Layered double hydroxide based composites for energy storage applications: Insights into supercapacitors and batteries

Layered Double Hydroxides (LDHs), a class of hydrotalcite-like compounds, have emerged as promising electrode materials in energy storage systems (ESSs), viz. batteries and supercapacitors, owing to their exceptional properties. These include tuneable interlayer spacing, multiple oxidation states, facile synthesis, and dual charge storage faradaic and non-faradaic mechanisms. Despite their potential, LDHs face inherent limitations, such as low electrical conductivity and limited surface area, which hinder their application as electrodes. To address these challenges, the development of LDH-based composites has proven transformative. By engineering nanomorphologies, optimizing material composition, expanding ion transport pathways, and enhancing redox activity, LDH-based composites significantly improve the electrochemical performance of supercapacitors.

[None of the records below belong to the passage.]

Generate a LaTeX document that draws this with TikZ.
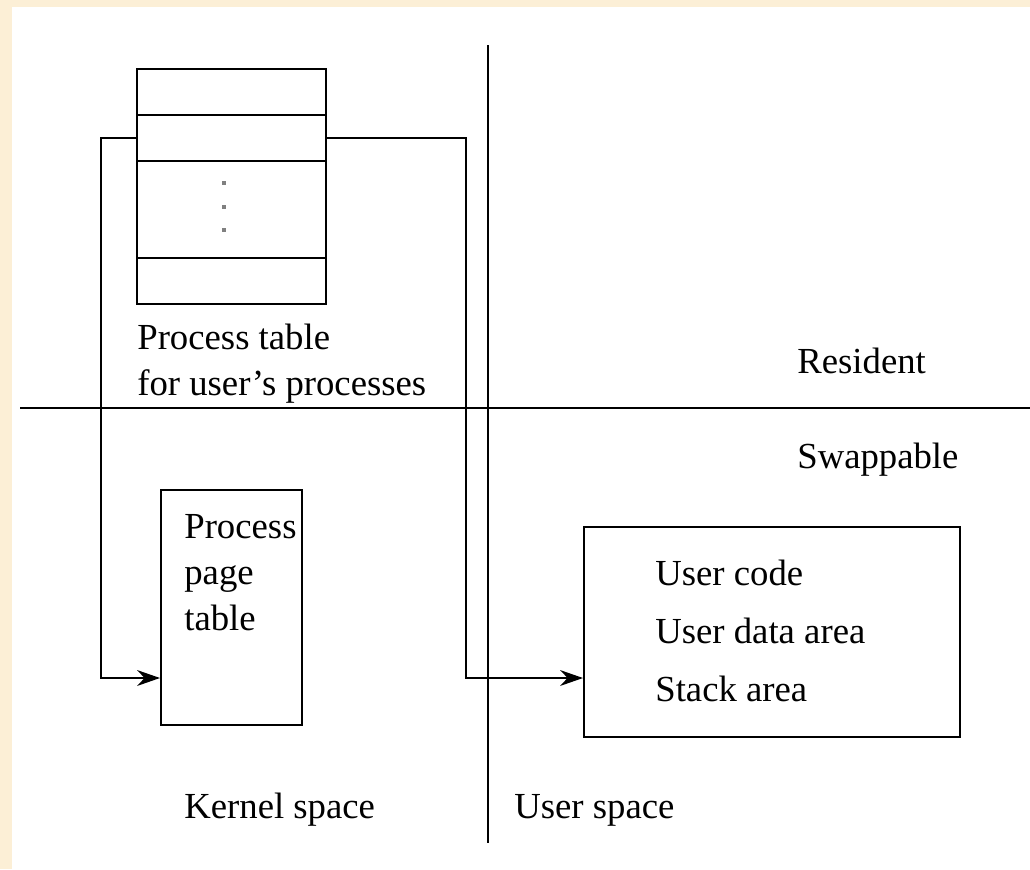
\documentclass[tikz,border=0pt]{standalone}
\usepackage{fontspec}
\setmainfont{Liberation Serif}
\usepackage{tikz}
\usetikzlibrary{arrows.meta}
\definecolor{parchment}{RGB}{252,239,214}
\tikzstyle{cell}=[draw,%
                  rectangle,%
                  line width    = 1.1pt,%
                  inner sep     = 0pt,%
                  anchor        = north west]
\tikzstyle{label}=[inner sep=0pt, anchor=base west, align=left,%
                   font=\fontsize{20.9}{26.1}\selectfont]
\tikzstyle{arr}=[line width=1.1pt,-{Stealth[length=13pt,width=9pt]}]

\begin{document}
\begin{tikzpicture}[x=0.02cm,y=-0.02cm]
            % page and background
            \fill[parchment] (0,0) rectangle (1030,869);
            \fill[white] (12,7) rectangle (1030,869);
            \useasboundingbox (0,0) rectangle (1030,869);
            % process table
            \node[cell,minimum width=189*0.02cm,minimum height=46*0.02cm] (row1) at (136,68) {};
            \node[cell,minimum width=189*0.02cm,minimum height=46*0.02cm] (row2) at (136,114) {};
            \node[cell,minimum width=189*0.02cm,minimum height=97*0.02cm] (rows) at (136,160) {};
            \node[cell,minimum width=189*0.02cm,minimum height=46*0.02cm] (rown) at (136,257) {};
            \foreach \y in {183,207,230}
                \fill[gray] (222,\y-2) rectangle (226,\y+2);
            \node[label] (ptab) at (137,395) {Process table\\for user's processes};
            % page table and user area
            \node[cell,minimum width=141*0.02cm,minimum height=235*0.02cm] (pagetab) at (160,489) {};
            \node[label] (pagetext) at (184,630) {Process\\page\\table};
            \node[cell,minimum width=376*0.02cm,minimum height=210*0.02cm] (user) at (583,526) {};
            \node[label,font=\fontsize{20.9}{33}\selectfont] (usertext) at (655,701) {User code\\User data area\\Stack area};
            % dividing lines
            \draw[line width=1.1pt] (488,45) -- (488,843);
            \draw[line width=1.1pt] (20,408) -- (1030,408);
            \node[label] (res) at (797,373) {Resident};
            \node[label] (swap) at (797,468) {Swappable};
            \node[label] (kern) at (184,818) {Kernel space};
            \node[label] (uspace) at (514,818) {User space};
            % pointers
            \coordinate (entry) at (0,678);
            \draw[arr] (row2.west) -- ++(-35,0) |- (pagetab.west |- entry);
            \draw[arr] (row2.east) -- ++(139,0) |- (user.west |- entry);
\end{tikzpicture}
\end{document}
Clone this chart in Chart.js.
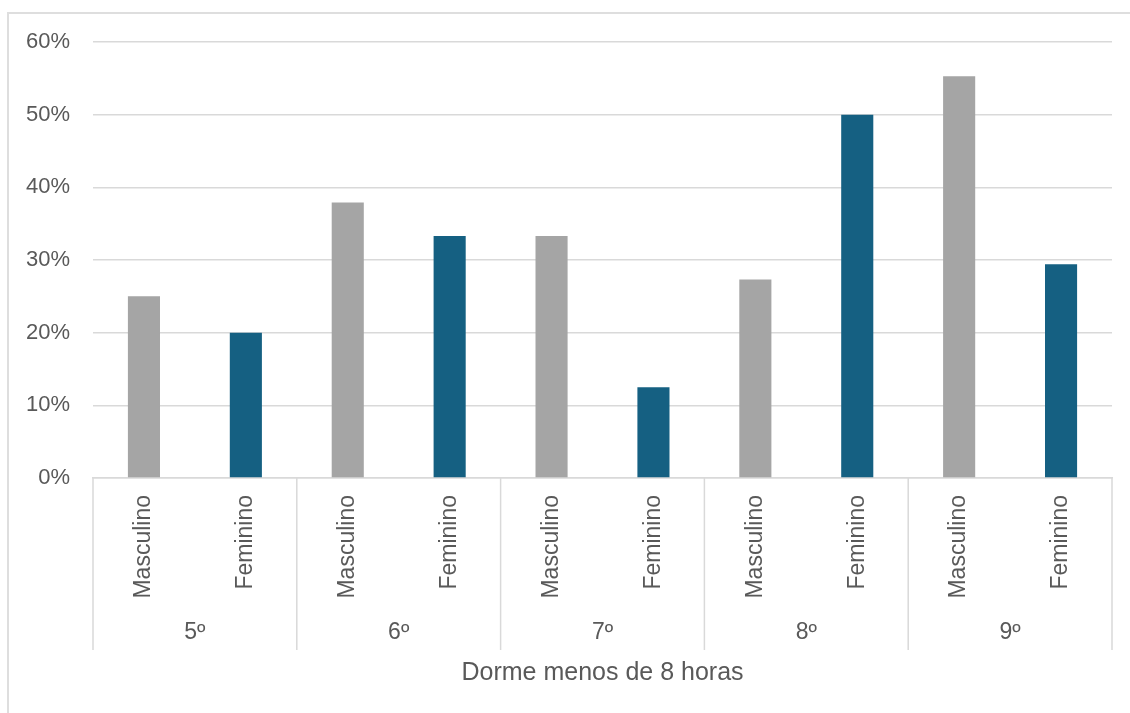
<!DOCTYPE html>
<html lang="pt">
<head>
<meta charset="utf-8">
<title>Dorme menos de 8 horas</title>
<script src="https://cdn.jsdelivr.net/npm/chart.js@4"></script>
<style>
  html, body { margin: 0; padding: 0; background: #fff; overflow: hidden; }
  #frame {
    position: absolute; left: 7px; top: 12px; width: 1200px; height: 800px;
    border-left: 2px solid #dedede; border-top: 2px solid #dedede;
  }
  #chart { position: absolute; left: 0; top: 0; }
</style>
</head>
<body>
<div id="frame"></div>
<canvas id="chart" width="1130" height="713"></canvas>
<script>
// Ano escolar e sexo
const grades = ['5º', '6º', '7º', '8º', '9º'];
const sexes = ['Masculino', 'Feminino'];
// Percentagem que dorme menos de 8 horas, por ano (M, F)
const masculino = [25.0, 37.9, 33.3, 27.3, 55.3];
const feminino = [20.0, 33.3, 12.5, 50.0, 29.4];
const yTicks = [0, 10, 20, 30, 40, 50, 60];
const axisTitle = 'Dorme menos de 8 horas';

const GRAY = '#a5a5a5';
const BLUE = '#156082';
const TEXT = '#595959';
const LINE = '#d9d9d9';
const FONT = "'Liberation Sans', Arial, sans-serif";

// One bar per grade/sex pair, in order M, F for each grade
const labels = [];
const values = [];
const colors = [];
grades.forEach((g, i) => {
  labels.push(sexes[0], sexes[1]);
  values.push(masculino[i], feminino[i]);
  colors.push(GRAY, BLUE);
});

// Second label row (grades), separators and axis title under the bars
const groupAxis = {
  id: 'groupAxis',
  afterDraw(chart) {
    const { ctx, chartArea } = chart;
    const x = chart.scales.x;
    const half = (x.getPixelForValue(1) - x.getPixelForValue(0)) / 2;
    const top = chartArea.bottom;
    ctx.save();
    ctx.strokeStyle = LINE;
    ctx.lineWidth = 1.5;
    ctx.fillStyle = TEXT;
    ctx.font = '23px ' + FONT;
    ctx.textAlign = 'center';
    ctx.textBaseline = 'middle';
    grades.forEach((g, i) => {
      const left = x.getPixelForValue(2 * i) - half;
      const right = x.getPixelForValue(2 * i + 1) + half;
      ctx.beginPath();
      ctx.moveTo(left, top);
      ctx.lineTo(left, top + 172);
      if (i === grades.length - 1) {
        ctx.moveTo(right, top);
        ctx.lineTo(right, top + 172);
      }
      ctx.stroke();
      ctx.fillText(g, (left + right) / 2, top + 155);
    });
    ctx.font = '25px ' + FONT;
    ctx.fillText(axisTitle, (chartArea.left + chartArea.right) / 2, top + 195);
    ctx.restore();
  }
};

new Chart(document.getElementById('chart').getContext('2d'), {
  type: 'bar',
  data: {
    labels: labels,
    datasets: [{
      data: values,
      backgroundColor: colors,
      borderWidth: 0,
      categoryPercentage: 1,
      barPercentage: 0.315
    }]
  },
  options: {
    responsive: false,
    animation: false,
    layout: { padding: { top: 42, right: 18, bottom: 0, left: 0 } },
    plugins: {
      legend: { display: false },
      tooltip: { enabled: false }
    },
    scales: {
      x: {
        grid: { display: false },
        border: { display: true, color: LINE, width: 1.5 },
        ticks: {
          autoSkip: false,
          minRotation: 90,
          maxRotation: 90,
          padding: 9,
          color: TEXT,
          font: { family: FONT, size: 23 }
        },
        afterFit(scale) { scale.height = 235; }
      },
      y: {
        min: yTicks[0],
        max: yTicks[yTicks.length - 1],
        afterBuildTicks(scale) { scale.ticks = yTicks.map(v => ({ value: v })); },
        grid: { color: LINE, lineWidth: 1.5, drawTicks: false },
        border: { display: false },
        ticks: {
          padding: 23,
          color: TEXT,
          font: { family: FONT, size: 22 },
          callback: v => v + '%'
        },
        afterFit(scale) { scale.width = 93; }
      }
    }
  },
  plugins: [groupAxis]
});
</script>
</body>
</html>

In batteries, these composites are critical in suppressing dendrite growth, serving as precursors for anode materials, and establishing electrically conductive networks. This comprehensive review explores the recent advancements in synthesizing LDH-based composites, their impact on electrochemical performance, and the challenges to address. It also provides future perspectives for designing next-generation energy storage systems that are more efficient, durable, and capable of meeting the growing demand for green energy solutions.